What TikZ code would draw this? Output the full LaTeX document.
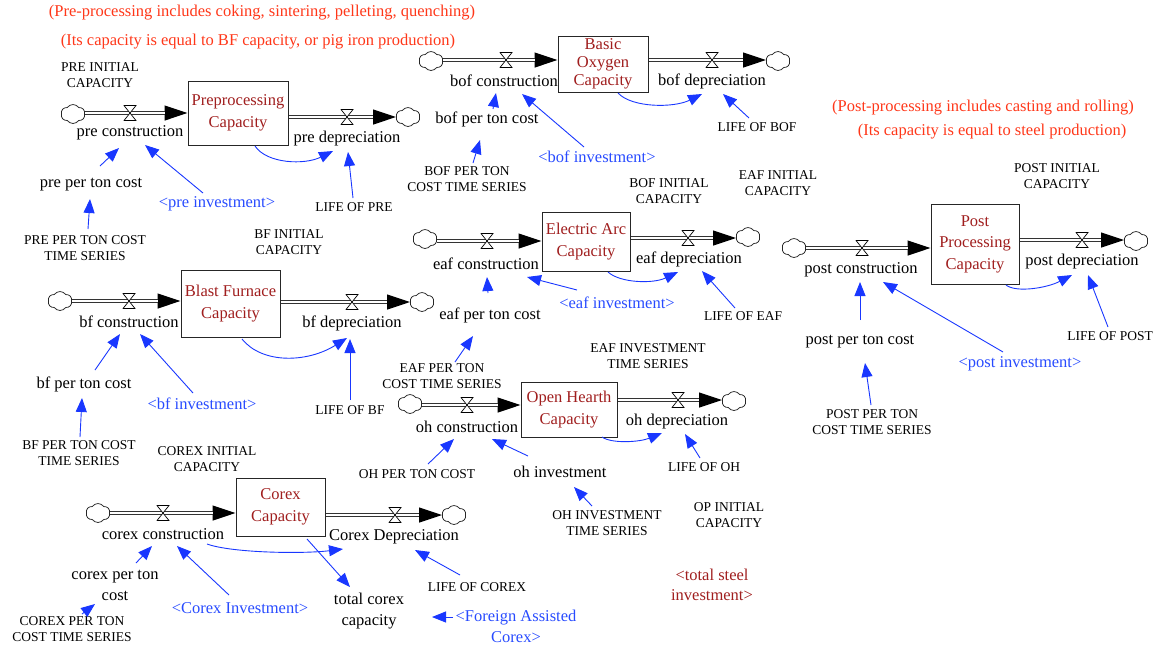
\documentclass[tikz,border=0pt]{standalone}
\usepackage{fontspec}
\setmainfont{Liberation Serif}
\usetikzlibrary{arrows.meta,shapes.symbols,calc,backgrounds}

\definecolor{notered}{RGB}{255,55,25}
\definecolor{stockred}{RGB}{160,30,30}
\definecolor{linkblue}{RGB}{25,55,255}
\definecolor{shadowblue}{RGB}{40,75,255}

\tikzset{
  var/.style={font=\fontsize{16.5}{21}\selectfont, inner sep=1pt, align=center},
  caps/.style={font=\fontsize{13.5}{16.5}\selectfont, inner sep=1pt, align=center},
  shadow/.style={var, text=shadowblue},
  note/.style={font=\fontsize{16.5}{20}\selectfont, text=notered, inner sep=1pt},
  stock/.style={draw=black!85, line width=1pt, fill=white, text=stockred,
    font=\fontsize{16.5}{21.5}\selectfont, align=center, inner sep=0pt},
  cloudnode/.style={cloud, cloud puffs=6, cloud puff arc=110, aspect=1.25, draw=black!85, line width=0.75pt,
    fill=white, minimum width=24pt, minimum height=19pt, inner sep=0pt},
  valve/.style={minimum width=13pt, minimum height=16pt, inner sep=0pt,
    path picture={
      \filldraw[fill=white, draw=black, line width=0.7pt]
        ([xshift=.5pt,yshift=-.5pt]path picture bounding box.north west) --
        ([xshift=-.5pt,yshift=-.5pt]path picture bounding box.north east) --
        ([xshift=.5pt,yshift=.5pt]path picture bounding box.south west) --
        ([xshift=-.5pt,yshift=.5pt]path picture bounding box.south east) -- cycle;
    }},
  pipe/.style={draw=black!80, line width=1pt, double=white, double distance=1.8pt, shorten >=23pt},
  pipehead/.style={draw=black, line width=1.2pt, -{Triangle[length=23pt,width=15pt]}},
  info/.style={draw=linkblue, line width=0.9pt, -{Triangle[length=14pt,width=11pt]}},
}

% a material flow: arrow head first, then the double pipe over it
\newcommand\flowpipe[2]{%
  \draw[pipehead] #1 -- #2;
  \draw[pipe] #1 -- #2;}

\begin{document}
\begin{tikzpicture}[x=1pt,y=-1pt]
\useasboundingbox (0,0) rectangle (1156,646);

% ---------- notes ----------
\node[note] (n1) at (262,13) {(Pre-processing includes coking, sintering, pelleting, quenching)};
\node[note] (n2) at (258,42) {(Its capacity is equal to BF capacity, or pig iron production)};
\node[note] (n3) at (983,108) {(Post-processing includes casting and rolling)};
\node[note] (n4) at (992,132) {(Its capacity is equal to steel production)};

% ---------- stocks ----------
\node[stock, minimum width=100pt, minimum height=64pt] (pre) at (238,113) {Preprocessing\\Capacity};
\node[stock, minimum width=90pt, minimum height=56pt, font=\fontsize{16.5}{18}\selectfont] (bof) at (603,64) {Basic\\Oxygen\\Capacity};
\node[stock, minimum width=88pt, minimum height=59pt] (eaf) at (586,241.5) {Electric Arc\\Capacity};
\node[stock, minimum width=96pt, minimum height=55pt] (oh) at (569,409.5) {Open Hearth\\Capacity};
\node[stock, minimum width=88pt, minimum height=80pt] (post) at (975,244) {Post\\Processing\\Capacity};
\node[stock, minimum width=99pt, minimum height=67pt] (bf) at (230.5,303.5) {Blast Furnace\\Capacity};
\node[stock, minimum width=89pt, minimum height=58pt] (corex) at (280.5,507) {Corex\\Capacity};

% ---------- clouds and valves ----------
\node[cloudnode] (cpreA) at (73,114) {};   \node[valve] (vpreA) at (130,113) {};
\node[valve] (vpreB) at (347,117) {};      \node[cloudnode] (cpreB) at (408,117) {};
\node[cloudnode] (cbofA) at (431,61) {};   \node[valve] (vbofA) at (506,60) {};
\node[valve] (vbofB) at (712,60) {};       \node[cloudnode] (cbofB) at (778,61) {};
\node[cloudnode] (ceafA) at (425,239) {};  \node[valve] (veafA) at (487,241) {};
\node[valve] (veafB) at (688,238) {};      \node[cloudnode] (ceafB) at (748,237) {};
\node[cloudnode] (cohA) at (410,404) {};   \node[valve] (vohA) at (467,405) {};
\node[valve] (vohB) at (678,400) {};       \node[cloudnode] (cohB) at (734,401) {};
\node[cloudnode] (cpostA) at (794,248) {}; \node[valve] (vpostA) at (862,248) {};
\node[valve] (vpostB) at (1082,240) {};    \node[cloudnode] (cpostB) at (1136,241) {};
\node[cloudnode] (cbfA) at (60,301) {};    \node[valve] (vbfA) at (129,301) {};
\node[valve] (vbfB) at (352,302) {};       \node[cloudnode] (cbfB) at (422,302) {};
\node[cloudnode] (ccorA) at (98,513) {};   \node[valve] (vcorA) at (163,513) {};
\node[valve] (vcorB) at (395,515) {};      \node[cloudnode] (ccorB) at (454,515) {};

\begin{scope}[on background layer]
  \flowpipe{(cpreA.east |- vpreA)}{(pre.west |- vpreA)}
  \flowpipe{(pre.east |- vpreB)}{(cpreB.west |- vpreB)}
  \flowpipe{(cbofA.east |- vbofA)}{(bof.west |- vbofA)}
  \flowpipe{(bof.east |- vbofB)}{(cbofB.west |- vbofB)}
  \flowpipe{(ceafA.east |- veafA)}{(eaf.west |- veafA)}
  \flowpipe{(eaf.east |- veafB)}{(ceafB.west |- veafB)}
  \flowpipe{(cohA.east |- vohA)}{(oh.west |- vohA)}
  \flowpipe{(oh.east |- vohB)}{(cohB.west |- vohB)}
  \flowpipe{(cpostA.east |- vpostA)}{(post.west |- vpostA)}
  \flowpipe{(post.east |- vpostB)}{(cpostB.west |- vpostB)}
  \flowpipe{(cbfA.east |- vbfA)}{(bf.west |- vbfA)}
  \flowpipe{(bf.east |- vbfB)}{(cbfB.west |- vbfB)}
  \flowpipe{(ccorA.east |- vcorA)}{(corex.west |- vcorA)}
  \flowpipe{(corex.east |- vcorB)}{(ccorB.west |- vcorB)}
\end{scope}

% ---------- preprocessing ----------
\node[caps] (preinit) at (100,75) {PRE INITIAL\\CAPACITY};
\node[var] (precon) at (130,133) {pre construction};
\node[var] (predep) at (347,139) {pre depreciation};
\node[var] (preppt) at (91,185) {pre per ton cost};
\node[shadow] (preinv) at (217,204) {<pre investment>};
\node[caps] (lifepre) at (354,207) {LIFE OF PRE};
\node[caps] (prets) at (85,248) {PRE PER TON COST\\TIME SERIES};

\draw[info] ($(preppt)+(9,-19)$) -- ($(precon)+(-11,15)$);
\draw[info] ($(preinv)+(-14,-11)$) -- ($(precon)+(15,12)$);
\draw[info] ($(prets)+(3,-19)$) -- ($(preppt)+(-1,14)$);
\draw[info] ($(pre)+(17,33)$) .. controls +(12,18) and +(-28,14) .. ($(predep)+(-14,12)$);
\draw[info] ($(lifepre)+(-1,-9)$) -- ($(predep)+(1,13)$);

% ---------- basic oxygen ----------
\node[var] (bofcon) at (504,81) {bof construction};
\node[var] (bofdep) at (712,81) {bof depreciation};
\node[var] (bofppt) at (487,119) {bof per ton cost};
\node[shadow] (bofinv) at (597,157) {<bof investment>};
\node[caps] (lifebof) at (757,127) {LIFE OF BOF};
\node[caps] (bofts) at (467,179) {BOF PER TON\\COST TIME SERIES};
\node[caps] (bofinit) at (669,191) {BOF INITIAL\\CAPACITY};
\node[caps] (eafinit) at (778,183) {EAF INITIAL\\CAPACITY};

\draw[info] ($(bofppt)+(6,-10)$) -- ($(bofcon)+(-8,12)$);
\draw[info] ($(bofinv)+(-13,-10)$) -- ($(bofcon)+(18,13)$);
\draw[info] ($(bofts)+(6,-16)$) -- ($(bofppt)+(-7,21)$);
\draw[info] ($(bof)+(15,29)$) .. controls +(14,15) and +(-28,14) .. ($(bofdep)+(-10,13)$);
\draw[info] ($(lifebof)+(-8,-9)$) -- ($(bofdep)+(11,13)$);

% ---------- electric arc ----------
\node[var] (eafcon) at (486,264) {eaf construction};
\node[var] (eafdep) at (689,259) {eaf depreciation};
\node[var] (eafppt) at (490,315) {eaf per ton cost};
\node[shadow] (eafinv) at (617,303) {<eaf investment>};
\node[caps] (lifeeaf) at (743,316) {LIFE OF EAF};
\node[caps] (eafts) at (442,376) {EAF PER TON\\COST TIME SERIES};
\node[caps] (eafinvts) at (648,356) {EAF INVESTMENT\\TIME SERIES};

\draw[info] ($(eafppt)+(-2,-22)$) -- ($(eafcon)+(1,13)$);
\draw[info] ($(eafinv)+(-40,-13)$) -- ($(eafcon)+(41,13)$);
\draw[info] ($(eafts)+(13,-14)$) -- ($(eafppt)+(-17,21)$);
\draw[info] ($(eaf)+(22,30.5)$) .. controls +(12,11) and +(-25,12) .. ($(eafdep)+(-11,13)$);
\draw[info] ($(lifeeaf)+(-8,-8)$) -- ($(eafdep)+(13,12)$);

% ---------- open hearth ----------
\node[var] (ohcon) at (467,427) {oh construction};
\node[var] (ohdep) at (677,422) {oh depreciation};
\node[caps] (ohppt) at (417,474) {OH PER TON COST};
\node[var] (ohinv) at (560,472) {oh investment};
\node[caps] (lifeoh) at (704,467) {LIFE OF OH};
\node[caps] (ohinvts) at (607,523) {OH INVESTMENT\\TIME SERIES};
\node[caps] (opinit) at (729,515) {OP INITIAL\\CAPACITY};

\draw[info] ($(ohppt)+(11,-10)$) -- ($(ohcon)+(-13,12)$);
\draw[info] ($(ohinv)+(-32,-16)$) -- ($(ohcon)+(25,12)$);
\draw[info] ($(ohinvts)+(-15,-17)$) -- ($(ohinv)+(14,15)$);
\draw[info] ($(oh)+(33,27.5)$) .. controls +(10,7) and +(-22,9) .. ($(ohdep)+(-15,11)$);
\draw[info] ($(lifeoh)+(-4,-9)$) -- ($(ohdep)+(8,12)$);

% ---------- post processing ----------
\node[var] (postcon) at (861,270) {post construction};
\node[var] (postdep) at (1082,262) {post depreciation};
\node[var] (postppt) at (860,342) {post per ton cost};
\node[shadow] (postinv) at (1020,364) {<post investment>};
\node[caps] (lifepost) at (1110,336) {LIFE OF POST};
\node[caps] (postts) at (872,422) {POST PER TON\\COST TIME SERIES};
\node[caps] (postinit) at (1057,176) {POST INITIAL\\CAPACITY};

\draw[info] ($(postppt)+(0,-22)$) -- ($(postcon)+(-1,12)$);
\draw[info] ($(postinv)+(-17,-12)$) -- ($(postcon)+(22,12)$);
\draw[info] ($(postts)+(-1,-17)$) -- ($(postppt)+(5,21)$);
\draw[info] ($(post)+(31,41)$) .. controls +(10,8) and +(-25,13) .. ($(postdep)+(-10,13)$);
\draw[info] ($(lifepost)+(-2,-9)$) -- ($(postdep)+(6,13)$);

% ---------- blast furnace ----------
\node[var] (bfcon) at (129,322) {bf construction};
\node[var] (bfdep) at (352,323) {bf depreciation};
\node[var] (bfppt) at (84,384) {bf per ton cost};
\node[shadow] (bfinv) at (202,404) {<bf investment>};
\node[caps] (lifebf) at (350,410) {LIFE OF BF};
\node[caps] (bfinit) at (289,242) {BF INITIAL\\CAPACITY};
\node[caps] (bfts) at (79,453) {BF PER TON COST\\TIME SERIES};

\draw[info] ($(bfppt)+(11,-14)$) -- ($(bfcon)+(-9,12)$);
\draw[info] ($(bfinv)+(-9,-11)$) -- ($(bfcon)+(11,12)$);
\draw[info] ($(bfts)+(1,-16)$) -- ($(bfppt)+(-2,14)$);
\draw[info] ($(bf)+(11.5,35.5)$) .. controls +(20,25) and +(-40,25) .. ($(bfdep)+(-5,15)$);
\draw[info] ($(lifebf)+(0,-10)$) -- ($(bfdep)+(-2,16)$);

% ---------- corex ----------
\node[caps] (corexinit) at (207,459) {COREX INITIAL\\CAPACITY};
\node[var] (corexcon) at (163,534) {corex construction};
\node[var] (corexdep) at (394,537) {Corex Depreciation};
\node[var] (corexppt) at (115,585) {corex per ton\\cost};
\node[shadow] (corexinv) at (240,608) {<Corex Investment>};
\node[var] (totalcorex) at (369,611) {total corex\\capacity};
\node[caps] (lifecorex) at (477,587) {LIFE OF COREX};
\node[shadow] (foreign) at (516,626) {<Foreign Assisted\\Corex>};
\node[caps] (corexts) at (72,629) {COREX PER TON\\COST TIME SERIES};
\node[var, text=stockred, font=\fontsize{16.5}{20}\selectfont] (totsteel) at (712,585) {<total steel\\investment>};

\draw[info] ($(corexppt)+(21,-22)$) -- ($(corexcon)+(-11,12)$);
\draw[info] ($(corexinv)+(-11,-13)$) -- ($(corexcon)+(14,12)$);
\draw[info] ($(corexts)+(10,-15)$) -- ($(corexppt)+(-20,19)$);
\draw[info] ($(corexcon)+(44,10)$) .. controls +(25,9) and +(-40,5) .. ($(corexdep)+(-51,12)$);
\draw[info] ($(corex)+(26.5,32)$) -- ($(totalcorex)+(-19,-24)$);
\draw[info] ($(lifecorex)+(-17,-12)$) -- ($(corexdep)+(21,13)$);
\draw[info] ($(foreign)+(-63,-9)$) -- ($(totalcorex)+(63,6)$);

\end{tikzpicture}
\end{document}
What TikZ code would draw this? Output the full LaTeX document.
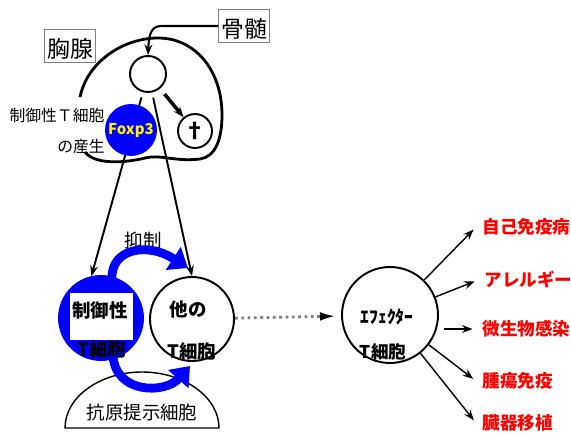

━━━━

- **YOUR INSTRUCTIONS**: Omit every picture, and please return the entries exactly from the first line through the line with "(0,0) rectangle (1156,646);", both included.

- **EXERCISE SOLUTION**:
What TikZ code would draw this? Output the full LaTeX document.
\documentclass[tikz,border=0pt]{standalone}
\usepackage{fontspec}
\setmainfont{Liberation Serif}
\usetikzlibrary{arrows.meta,shapes.symbols,calc,backgrounds}

\definecolor{notered}{RGB}{255,55,25}
\definecolor{stockred}{RGB}{160,30,30}
\definecolor{linkblue}{RGB}{25,55,255}
\definecolor{shadowblue}{RGB}{40,75,255}

\tikzset{
  var/.style={font=\fontsize{16.5}{21}\selectfont, inner sep=1pt, align=center},
  caps/.style={font=\fontsize{13.5}{16.5}\selectfont, inner sep=1pt, align=center},
  shadow/.style={var, text=shadowblue},
  note/.style={font=\fontsize{16.5}{20}\selectfont, text=notered, inner sep=1pt},
  stock/.style={draw=black!85, line width=1pt, fill=white, text=stockred,
    font=\fontsize{16.5}{21.5}\selectfont, align=center, inner sep=0pt},
  cloudnode/.style={cloud, cloud puffs=6, cloud puff arc=110, aspect=1.25, draw=black!85, line width=0.75pt,
    fill=white, minimum width=24pt, minimum height=19pt, inner sep=0pt},
  valve/.style={minimum width=13pt, minimum height=16pt, inner sep=0pt,
    path picture={
      \filldraw[fill=white, draw=black, line width=0.7pt]
        ([xshift=.5pt,yshift=-.5pt]path picture bounding box.north west) --
        ([xshift=-.5pt,yshift=-.5pt]path picture bounding box.north east) --
        ([xshift=.5pt,yshift=.5pt]path picture bounding box.south west) --
        ([xshift=-.5pt,yshift=.5pt]path picture bounding box.south east) -- cycle;
    }},
  pipe/.style={draw=black!80, line width=1pt, double=white, double distance=1.8pt, shorten >=23pt},
  pipehead/.style={draw=black, line width=1.2pt, -{Triangle[length=23pt,width=15pt]}},
  info/.style={draw=linkblue, line width=0.9pt, -{Triangle[length=14pt,width=11pt]}},
}

% a material flow: arrow head first, then the double pipe over it
\newcommand\flowpipe[2]{%
  \draw[pipehead] #1 -- #2;
  \draw[pipe] #1 -- #2;}

\begin{document}
\begin{tikzpicture}[x=1pt,y=-1pt]
\useasboundingbox (0,0) rectangle (1156,646);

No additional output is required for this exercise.